Frequently asked questions about Canvas

What is Canvas best used for?

Canvas is best used for delivering online and blended courses at scale. It centralizes course content, assessments, collaboration, and grading for K-12, higher education, and corporate training programs.

Does Canvas integrate with Google Workspace and Microsoft 365?

Yes, Canvas supports integrations with Google Workspace and Microsoft 365. These integrations allow users to embed documents, link accounts, and synchronize calendar items and files within courses.

Can Canvas connect to my student information system (SIS)?

Yes, Canvas supports SIS integrations through APIs and prebuilt connectors. Institutions typically synchronize rosters, enrollments, and course metadata to automate user provisioning and course setup.

Is Canvas accessible on mobile devices?

Yes, Canvas provides native mobile apps for iOS and Android. The mobile apps offer access to course content, assignment submission, grading, messaging, and push notifications for students and instructors.

How much does Canvas cost for institutions?

Canvas uses custom pricing for institutional deployments. Enterprise pricing varies by institution size, deployment model, and services required; contact Instructure or review the Canvas pricing and plan information for details.

Final verdict: Canvas

Canvas is a strong choice for institutions that need a stable, scalable LMS with a modern course authoring experience, broad integration support, and mature mobile applications. Its strengths are ease of course creation, an active ecosystem of third-party tools, and managed services that reduce in-house operational burden for campus IT teams.

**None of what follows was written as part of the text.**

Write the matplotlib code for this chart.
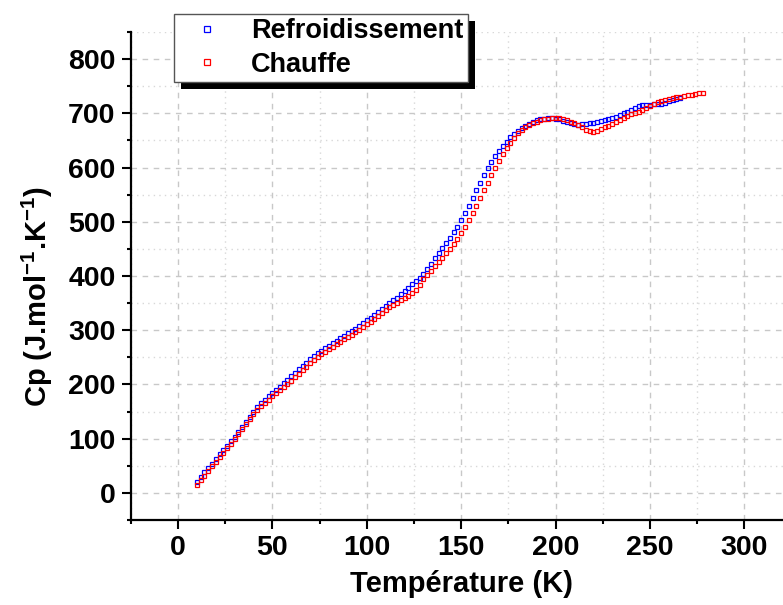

Compared with Blackboard, which often requires enterprise licensing and longer procurement cycles, Canvas provides a cleaner user experience and easier access to partner tools, while both platforms typically rely on custom pricing for institutional deployments. For institutions evaluating LMS options, Canvas offers a balance between usability, integration breadth, and vendor-managed reliability that fits many higher education and K-12 contexts.